If you are not familiar, last December the Congress and the President made permanent one of the most significant tax breaks probably ever made available to founders and investors in startups. They created something that they could have rightfully called, “Tax Free Startup Company Stock.”
What am I talking about?
Well, last December the Congress and the President made permanent the 100% exclusion from tax on gain from the sale of qualified small business stock held for more than 5 years. Since September 27, 2010, when the 100% exclusion first went into effect at President Obama’s urging, it had always been set to expire every 6-12 months. Now it is here to stay.
This means that if you found a startup company, or you buy stock in a startup company, and that startup company is a C corporation engaged in a “qualified trade or business” (see definition quoted below) with less than $50 million in gross assets (both before and after you and others invest), you can completely avoid tax on up to $10M in gain on the sale of that company’s stock.
This doesn’t work if you form your new business as a LLC taxed as a partnership or an S corporation.
Section 1202 is a big deal, and one that you ought to carefully consider when selecting an entity form for your business, or what types of businesses to invest in.
But, as you might imagine, Section 1202 does have a number of limitations and qualifications.
I received a question about some of those limitations this morning.
The Question Went Like This:
Joe, I thought I remembered a $1 million limitation on how much 1202 stock a company could issue in a given year but looking through your blog and a number of other sources it seems I’m confusing 1202 with some other tax benefit. Does this ring a bell? Is there a limit (other than the gross assets, active business and use of proceeds tests) I need to think about?
The Answer To This Queston Is:
There is no limit on how much 1202 stock a company can issue in a given year, except for the $50M gross assets limitation you mention above.
Section 1202(d) defines the term “qualified small business” as any domestic corporation which is a C corporation if:
“(A) the aggregate gross assets of such corporation (or any predecessor thereof) at all times on or after the date of the enactment of the Revenue Reconciliation Act of 1993 and before the issuance did not exceed $50,000,000,
(B) the aggregate gross assets of such corporation immediately after the issuance (determined by taking into account amounts received in the issuance) do not exceed $50,000,000, and
(C) such corporation agrees to submit such reports to the Secretary and to shareholders as the Secretary may require to carry out the purposes of this section.”

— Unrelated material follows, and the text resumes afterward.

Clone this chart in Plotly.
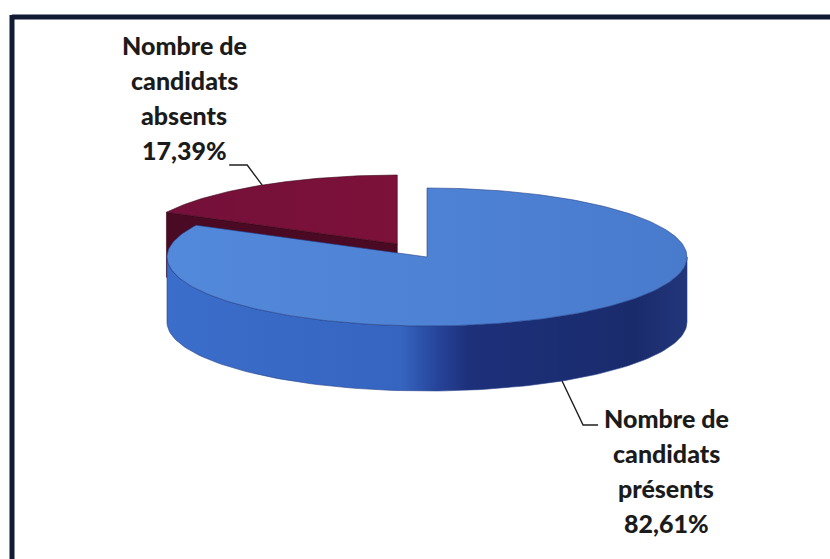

Thus, while there is no express limitation on how many shares a company can issue that qualify as Section 1202 “qualified small business stock,” (see definition below) once the company has in excess of $50M in gross assets, it cannot issue qualified small business stock at all.

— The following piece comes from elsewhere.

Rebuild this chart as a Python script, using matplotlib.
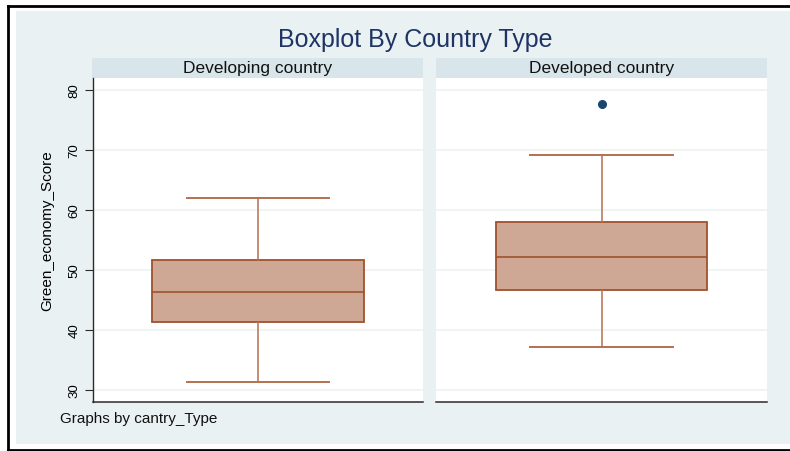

If you are recalling a $1 million limit of some kind, you are probably thinking of Section 1244. Section 1244 allows an ordinary as opposed to a capital loss on an investment in a C corporation, if you are one of the first $1 million invested.

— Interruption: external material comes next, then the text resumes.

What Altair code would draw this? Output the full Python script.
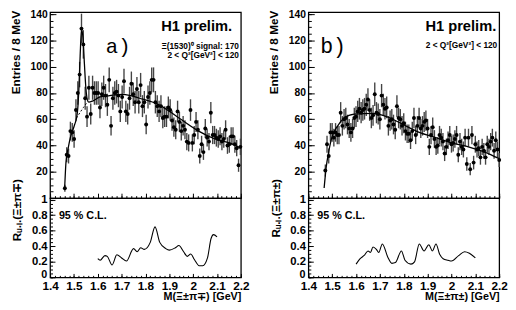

Section 1244 is about losses. Section 1202 is about gains.
Section 1202 is a significant tax benefit to consider as you plan how to start and invest in companies.
“Qualified small business stock” means any stock in a C corporation which is originally issued after the date of the enactment of the Revenue Reconciliation Act of 1993, if—
(A) as of the date of issuance, such corporation is a qualified small business, and
(B) except as provided in subsections (f) and (h), such stock is acquired by the taxpayer at its original issue (directly or through an underwriter)—
(i) in exchange for money or other property (not including stock), or
(ii) as compensation for services provided to such corporation (other than services performed as an underwriter of such stock).
“Qualified trade or business” means any trade or business other than—
(A) any trade or business involving the performance of services in the fields of health, law, engineering, architecture, daccounting, actuarial science, performing arts, consulting, athletics, financial services, brokerage services, or any trade or business where the principal asset of such trade or business is the reputation or skill of 1 or more of its employees,
(B) any banking, insurance, financing, leasing, investing, or similar business,
(C) any farming business (including the business of raising or harvesting trees),
(D) any business involving the production or extraction of products of a character with respect to which a deduction is allowable under section 613 or 613A, and
(E) any business of operating a hotel, motel, restaurant, or similar business.